START Supplied material

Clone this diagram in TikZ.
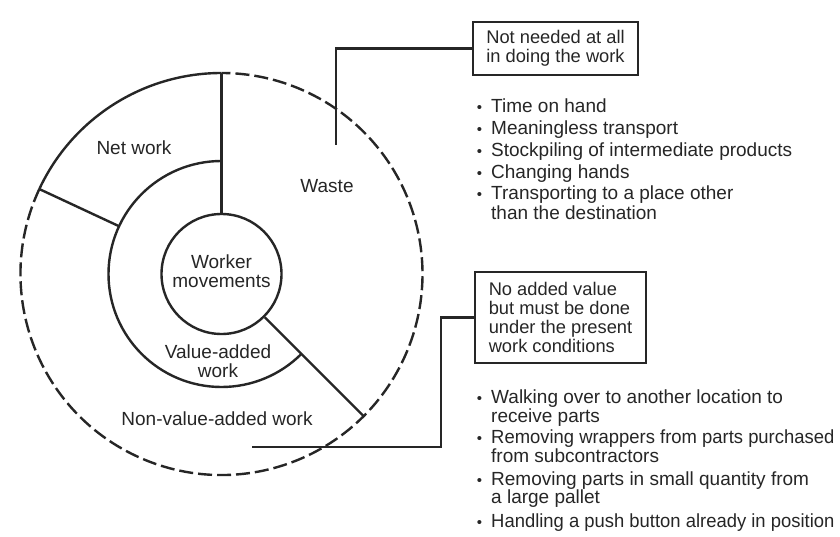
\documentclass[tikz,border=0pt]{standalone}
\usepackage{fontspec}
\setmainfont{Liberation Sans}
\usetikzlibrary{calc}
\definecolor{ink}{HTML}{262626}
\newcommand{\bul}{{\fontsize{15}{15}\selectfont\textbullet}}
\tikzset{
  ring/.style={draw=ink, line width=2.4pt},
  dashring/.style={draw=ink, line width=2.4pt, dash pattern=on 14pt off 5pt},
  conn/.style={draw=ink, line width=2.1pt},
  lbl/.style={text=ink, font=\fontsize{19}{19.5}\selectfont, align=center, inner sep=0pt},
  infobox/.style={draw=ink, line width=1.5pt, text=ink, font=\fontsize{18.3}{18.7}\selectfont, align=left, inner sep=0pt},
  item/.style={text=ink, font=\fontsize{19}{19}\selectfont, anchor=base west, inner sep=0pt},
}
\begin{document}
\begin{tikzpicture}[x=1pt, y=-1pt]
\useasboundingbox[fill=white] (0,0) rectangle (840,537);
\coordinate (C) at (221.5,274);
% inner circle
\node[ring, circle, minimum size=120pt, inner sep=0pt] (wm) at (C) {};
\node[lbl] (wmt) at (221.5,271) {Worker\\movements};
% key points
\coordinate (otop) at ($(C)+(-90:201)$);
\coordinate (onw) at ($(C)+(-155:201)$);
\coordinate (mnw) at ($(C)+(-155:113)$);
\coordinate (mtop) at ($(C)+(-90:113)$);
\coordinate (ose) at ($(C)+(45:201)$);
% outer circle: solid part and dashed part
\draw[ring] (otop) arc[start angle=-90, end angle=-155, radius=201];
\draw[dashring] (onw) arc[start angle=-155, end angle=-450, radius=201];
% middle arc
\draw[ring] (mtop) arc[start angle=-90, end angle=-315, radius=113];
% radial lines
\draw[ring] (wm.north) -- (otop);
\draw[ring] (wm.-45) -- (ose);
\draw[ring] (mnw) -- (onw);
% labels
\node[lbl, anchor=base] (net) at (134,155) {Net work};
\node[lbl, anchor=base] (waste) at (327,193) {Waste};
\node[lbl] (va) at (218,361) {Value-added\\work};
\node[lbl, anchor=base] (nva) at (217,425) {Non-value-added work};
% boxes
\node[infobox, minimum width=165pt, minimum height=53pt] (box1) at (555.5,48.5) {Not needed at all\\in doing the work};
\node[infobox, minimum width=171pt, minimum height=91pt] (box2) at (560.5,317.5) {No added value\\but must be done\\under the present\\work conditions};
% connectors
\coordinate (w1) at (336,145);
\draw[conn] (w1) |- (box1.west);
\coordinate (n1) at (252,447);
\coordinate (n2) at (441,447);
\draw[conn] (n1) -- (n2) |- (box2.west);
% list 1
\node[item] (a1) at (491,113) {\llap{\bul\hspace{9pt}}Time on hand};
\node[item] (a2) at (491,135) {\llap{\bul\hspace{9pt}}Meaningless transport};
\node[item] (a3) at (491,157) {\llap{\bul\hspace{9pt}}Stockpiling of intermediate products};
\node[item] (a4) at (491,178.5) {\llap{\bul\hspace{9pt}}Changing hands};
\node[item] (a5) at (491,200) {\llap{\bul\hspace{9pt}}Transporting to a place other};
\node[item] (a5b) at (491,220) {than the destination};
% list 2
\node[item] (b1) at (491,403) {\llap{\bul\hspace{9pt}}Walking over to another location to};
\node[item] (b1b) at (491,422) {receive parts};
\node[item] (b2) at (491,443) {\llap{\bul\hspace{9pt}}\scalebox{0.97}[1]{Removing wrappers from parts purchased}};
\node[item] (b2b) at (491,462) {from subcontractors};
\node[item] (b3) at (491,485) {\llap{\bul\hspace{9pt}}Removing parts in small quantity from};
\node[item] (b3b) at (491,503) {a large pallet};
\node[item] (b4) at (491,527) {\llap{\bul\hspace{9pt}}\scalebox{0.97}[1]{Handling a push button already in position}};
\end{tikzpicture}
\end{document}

END Supplied material

■ Request ■
Quote the material word for word, dropping any images it holds.

■ Solution for this exercise ■
Clone this diagram in TikZ.
\documentclass[tikz,border=0pt]{standalone}
\usepackage{fontspec}
\setmainfont{Liberation Sans}
\usetikzlibrary{calc}
\definecolor{ink}{HTML}{262626}
\newcommand{\bul}{{\fontsize{15}{15}\selectfont\textbullet}}
\tikzset{
  ring/.style={draw=ink, line width=2.4pt},
  dashring/.style={draw=ink, line width=2.4pt, dash pattern=on 14pt off 5pt},
  conn/.style={draw=ink, line width=2.1pt},
  lbl/.style={text=ink, font=\fontsize{19}{19.5}\selectfont, align=center, inner sep=0pt},
  infobox/.style={draw=ink, line width=1.5pt, text=ink, font=\fontsize{18.3}{18.7}\selectfont, align=left, inner sep=0pt},
  item/.style={text=ink, font=\fontsize{19}{19}\selectfont, anchor=base west, inner sep=0pt},
}
\begin{document}
\begin{tikzpicture}[x=1pt, y=-1pt]
\useasboundingbox[fill=white] (0,0) rectangle (840,537);
\coordinate (C) at (221.5,274);
% inner circle
\node[ring, circle, minimum size=120pt, inner sep=0pt] (wm) at (C) {};
\node[lbl] (wmt) at (221.5,271) {Worker\\movements};
% key points
\coordinate (otop) at ($(C)+(-90:201)$);
\coordinate (onw) at ($(C)+(-155:201)$);
\coordinate (mnw) at ($(C)+(-155:113)$);
\coordinate (mtop) at ($(C)+(-90:113)$);
\coordinate (ose) at ($(C)+(45:201)$);
% outer circle: solid part and dashed part
\draw[ring] (otop) arc[start angle=-90, end angle=-155, radius=201];
\draw[dashring] (onw) arc[start angle=-155, end angle=-450, radius=201];
% middle arc
\draw[ring] (mtop) arc[start angle=-90, end angle=-315, radius=113];
% radial lines
\draw[ring] (wm.north) -- (otop);
\draw[ring] (wm.-45) -- (ose);
\draw[ring] (mnw) -- (onw);
% labels
\node[lbl, anchor=base] (net) at (134,155) {Net work};
\node[lbl, anchor=base] (waste) at (327,193) {Waste};
\node[lbl] (va) at (218,361) {Value-added\\work};
\node[lbl, anchor=base] (nva) at (217,425) {Non-value-added work};
% boxes
\node[infobox, minimum width=165pt, minimum height=53pt] (box1) at (555.5,48.5) {Not needed at all\\in doing the work};
\node[infobox, minimum width=171pt, minimum height=91pt] (box2) at (560.5,317.5) {No added value\\but must be done\\under the present\\work conditions};
% connectors
\coordinate (w1) at (336,145);
\draw[conn] (w1) |- (box1.west);
\coordinate (n1) at (252,447);
\coordinate (n2) at (441,447);
\draw[conn] (n1) -- (n2) |- (box2.west);
% list 1
\node[item] (a1) at (491,113) {\llap{\bul\hspace{9pt}}Time on hand};
\node[item] (a2) at (491,135) {\llap{\bul\hspace{9pt}}Meaningless transport};
\node[item] (a3) at (491,157) {\llap{\bul\hspace{9pt}}Stockpiling of intermediate products};
\node[item] (a4) at (491,178.5) {\llap{\bul\hspace{9pt}}Changing hands};
\node[item] (a5) at (491,200) {\llap{\bul\hspace{9pt}}Transporting to a place other};
\node[item] (a5b) at (491,220) {than the destination};
% list 2
\node[item] (b1) at (491,403) {\llap{\bul\hspace{9pt}}Walking over to another location to};
\node[item] (b1b) at (491,422) {receive parts};
\node[item] (b2) at (491,443) {\llap{\bul\hspace{9pt}}\scalebox{0.97}[1]{Removing wrappers from parts purchased}};
\node[item] (b2b) at (491,462) {from subcontractors};
\node[item] (b3) at (491,485) {\llap{\bul\hspace{9pt}}Removing parts in small quantity from};
\node[item] (b3b) at (491,503) {a large pallet};
\node[item] (b4) at (491,527) {\llap{\bul\hspace{9pt}}\scalebox{0.97}[1]{Handling a push button already in position}};
\end{tikzpicture}
\end{document}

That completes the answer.